What is needed —
Leave out all pictures and return, exactly as written, the lines from the line containing "Convert this diagram to TikZ code." to the line containing "(1163,335) .. (phs.east);", both ends kept.

** START **

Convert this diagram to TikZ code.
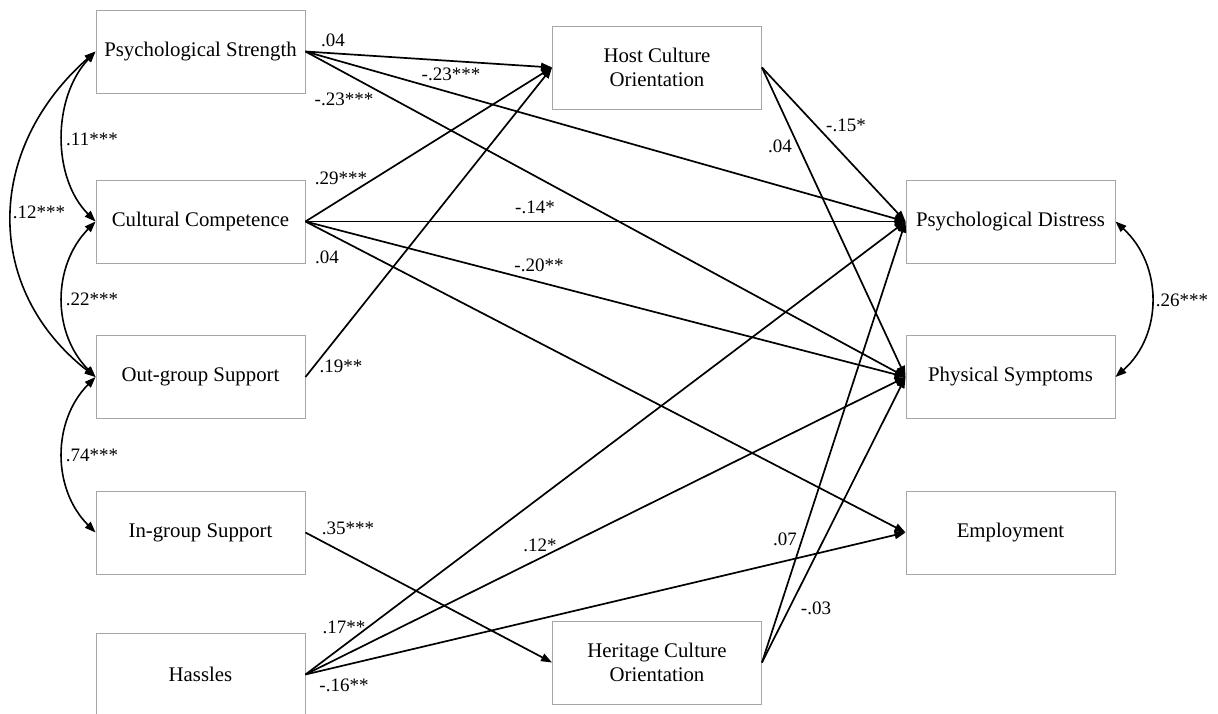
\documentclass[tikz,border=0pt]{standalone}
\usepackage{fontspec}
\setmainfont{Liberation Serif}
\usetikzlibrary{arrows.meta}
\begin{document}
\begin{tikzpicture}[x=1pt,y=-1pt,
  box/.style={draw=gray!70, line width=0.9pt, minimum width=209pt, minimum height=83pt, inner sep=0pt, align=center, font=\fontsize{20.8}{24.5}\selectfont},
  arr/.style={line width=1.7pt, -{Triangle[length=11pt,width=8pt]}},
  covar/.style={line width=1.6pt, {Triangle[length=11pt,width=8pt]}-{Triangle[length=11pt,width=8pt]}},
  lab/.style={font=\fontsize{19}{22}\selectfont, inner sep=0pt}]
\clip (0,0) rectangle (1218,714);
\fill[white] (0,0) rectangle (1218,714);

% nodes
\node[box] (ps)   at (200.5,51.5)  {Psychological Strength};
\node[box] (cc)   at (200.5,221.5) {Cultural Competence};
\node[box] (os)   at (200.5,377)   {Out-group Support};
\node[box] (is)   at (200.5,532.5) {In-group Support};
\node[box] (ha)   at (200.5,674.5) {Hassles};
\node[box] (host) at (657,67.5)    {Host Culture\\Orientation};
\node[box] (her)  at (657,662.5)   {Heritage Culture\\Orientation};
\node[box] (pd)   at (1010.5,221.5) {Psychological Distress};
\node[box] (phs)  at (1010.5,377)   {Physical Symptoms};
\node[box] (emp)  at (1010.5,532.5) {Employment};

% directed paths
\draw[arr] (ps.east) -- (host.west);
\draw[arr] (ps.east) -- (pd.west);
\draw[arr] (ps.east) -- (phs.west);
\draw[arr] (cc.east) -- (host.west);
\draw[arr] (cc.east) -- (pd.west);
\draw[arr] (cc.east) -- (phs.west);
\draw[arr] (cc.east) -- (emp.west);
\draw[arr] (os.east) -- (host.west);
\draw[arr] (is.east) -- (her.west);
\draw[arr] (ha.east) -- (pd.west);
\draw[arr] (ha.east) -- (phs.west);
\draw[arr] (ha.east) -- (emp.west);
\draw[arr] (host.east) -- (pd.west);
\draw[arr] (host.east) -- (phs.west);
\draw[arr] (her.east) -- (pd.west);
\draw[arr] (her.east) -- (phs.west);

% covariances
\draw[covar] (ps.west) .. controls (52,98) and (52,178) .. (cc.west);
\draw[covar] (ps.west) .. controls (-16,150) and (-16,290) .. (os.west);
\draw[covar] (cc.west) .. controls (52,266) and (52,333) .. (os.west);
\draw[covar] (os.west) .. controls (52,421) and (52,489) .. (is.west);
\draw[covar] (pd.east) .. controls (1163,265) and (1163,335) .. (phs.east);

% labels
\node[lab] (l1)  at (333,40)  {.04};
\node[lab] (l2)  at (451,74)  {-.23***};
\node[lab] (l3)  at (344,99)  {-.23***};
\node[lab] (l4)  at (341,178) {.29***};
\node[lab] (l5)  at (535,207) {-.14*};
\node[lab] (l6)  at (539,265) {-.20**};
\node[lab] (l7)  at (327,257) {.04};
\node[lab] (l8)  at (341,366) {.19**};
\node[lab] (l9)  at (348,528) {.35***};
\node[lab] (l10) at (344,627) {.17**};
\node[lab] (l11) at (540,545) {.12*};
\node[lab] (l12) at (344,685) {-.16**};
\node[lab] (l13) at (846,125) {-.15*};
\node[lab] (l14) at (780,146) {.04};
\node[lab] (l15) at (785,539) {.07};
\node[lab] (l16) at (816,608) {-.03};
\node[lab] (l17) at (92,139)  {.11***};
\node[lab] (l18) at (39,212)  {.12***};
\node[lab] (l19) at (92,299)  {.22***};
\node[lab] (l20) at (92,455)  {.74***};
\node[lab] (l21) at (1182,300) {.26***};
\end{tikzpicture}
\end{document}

** END **
** START **

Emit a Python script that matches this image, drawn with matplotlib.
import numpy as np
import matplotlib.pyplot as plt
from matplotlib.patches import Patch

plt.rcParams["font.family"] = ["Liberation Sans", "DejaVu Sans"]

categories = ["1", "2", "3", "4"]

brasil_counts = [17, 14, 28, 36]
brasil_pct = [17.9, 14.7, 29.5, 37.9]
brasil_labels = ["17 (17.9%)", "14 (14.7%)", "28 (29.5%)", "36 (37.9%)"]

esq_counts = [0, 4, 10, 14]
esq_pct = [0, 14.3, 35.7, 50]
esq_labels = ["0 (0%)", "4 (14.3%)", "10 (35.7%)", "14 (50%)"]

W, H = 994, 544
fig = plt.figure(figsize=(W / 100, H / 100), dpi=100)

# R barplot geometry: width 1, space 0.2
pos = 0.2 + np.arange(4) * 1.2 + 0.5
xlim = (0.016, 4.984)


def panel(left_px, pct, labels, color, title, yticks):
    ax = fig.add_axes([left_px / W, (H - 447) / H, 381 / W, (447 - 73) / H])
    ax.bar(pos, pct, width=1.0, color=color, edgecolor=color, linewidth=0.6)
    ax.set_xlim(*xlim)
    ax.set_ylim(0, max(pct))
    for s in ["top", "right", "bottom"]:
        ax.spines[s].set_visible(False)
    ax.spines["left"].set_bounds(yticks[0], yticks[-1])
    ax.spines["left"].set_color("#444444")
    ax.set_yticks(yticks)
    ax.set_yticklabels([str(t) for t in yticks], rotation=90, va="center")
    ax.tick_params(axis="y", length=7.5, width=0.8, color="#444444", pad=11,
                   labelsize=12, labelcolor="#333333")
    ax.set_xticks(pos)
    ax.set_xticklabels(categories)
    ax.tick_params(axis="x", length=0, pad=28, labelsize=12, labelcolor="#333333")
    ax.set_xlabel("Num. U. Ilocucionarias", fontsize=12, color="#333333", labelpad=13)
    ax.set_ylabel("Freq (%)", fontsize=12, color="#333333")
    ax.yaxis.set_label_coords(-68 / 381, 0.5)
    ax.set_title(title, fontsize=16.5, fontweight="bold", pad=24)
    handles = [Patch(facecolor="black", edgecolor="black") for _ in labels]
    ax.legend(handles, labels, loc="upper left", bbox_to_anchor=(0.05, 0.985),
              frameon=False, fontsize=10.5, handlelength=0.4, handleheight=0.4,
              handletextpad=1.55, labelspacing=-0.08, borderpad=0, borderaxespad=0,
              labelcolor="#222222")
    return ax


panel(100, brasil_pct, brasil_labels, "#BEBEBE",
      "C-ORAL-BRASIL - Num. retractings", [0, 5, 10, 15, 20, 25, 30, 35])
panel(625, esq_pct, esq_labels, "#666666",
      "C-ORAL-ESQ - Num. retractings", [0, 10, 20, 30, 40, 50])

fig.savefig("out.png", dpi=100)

** END **

Written answer —
Convert this diagram to TikZ code.
\documentclass[tikz,border=0pt]{standalone}
\usepackage{fontspec}
\setmainfont{Liberation Serif}
\usetikzlibrary{arrows.meta}
\begin{document}
\begin{tikzpicture}[x=1pt,y=-1pt,
  box/.style={draw=gray!70, line width=0.9pt, minimum width=209pt, minimum height=83pt, inner sep=0pt, align=center, font=\fontsize{20.8}{24.5}\selectfont},
  arr/.style={line width=1.7pt, -{Triangle[length=11pt,width=8pt]}},
  covar/.style={line width=1.6pt, {Triangle[length=11pt,width=8pt]}-{Triangle[length=11pt,width=8pt]}},
  lab/.style={font=\fontsize{19}{22}\selectfont, inner sep=0pt}]
\clip (0,0) rectangle (1218,714);
\fill[white] (0,0) rectangle (1218,714);

% nodes
\node[box] (ps)   at (200.5,51.5)  {Psychological Strength};
\node[box] (cc)   at (200.5,221.5) {Cultural Competence};
\node[box] (os)   at (200.5,377)   {Out-group Support};
\node[box] (is)   at (200.5,532.5) {In-group Support};
\node[box] (ha)   at (200.5,674.5) {Hassles};
\node[box] (host) at (657,67.5)    {Host Culture\\Orientation};
\node[box] (her)  at (657,662.5)   {Heritage Culture\\Orientation};
\node[box] (pd)   at (1010.5,221.5) {Psychological Distress};
\node[box] (phs)  at (1010.5,377)   {Physical Symptoms};
\node[box] (emp)  at (1010.5,532.5) {Employment};

% directed paths
\draw[arr] (ps.east) -- (host.west);
\draw[arr] (ps.east) -- (pd.west);
\draw[arr] (ps.east) -- (phs.west);
\draw[arr] (cc.east) -- (host.west);
\draw[arr] (cc.east) -- (pd.west);
\draw[arr] (cc.east) -- (phs.west);
\draw[arr] (cc.east) -- (emp.west);
\draw[arr] (os.east) -- (host.west);
\draw[arr] (is.east) -- (her.west);
\draw[arr] (ha.east) -- (pd.west);
\draw[arr] (ha.east) -- (phs.west);
\draw[arr] (ha.east) -- (emp.west);
\draw[arr] (host.east) -- (pd.west);
\draw[arr] (host.east) -- (phs.west);
\draw[arr] (her.east) -- (pd.west);
\draw[arr] (her.east) -- (phs.west);

% covariances
\draw[covar] (ps.west) .. controls (52,98) and (52,178) .. (cc.west);
\draw[covar] (ps.west) .. controls (-16,150) and (-16,290) .. (os.west);
\draw[covar] (cc.west) .. controls (52,266) and (52,333) .. (os.west);
\draw[covar] (os.west) .. controls (52,421) and (52,489) .. (is.west);
\draw[covar] (pd.east) .. controls (1163,265) and (1163,335) .. (phs.east);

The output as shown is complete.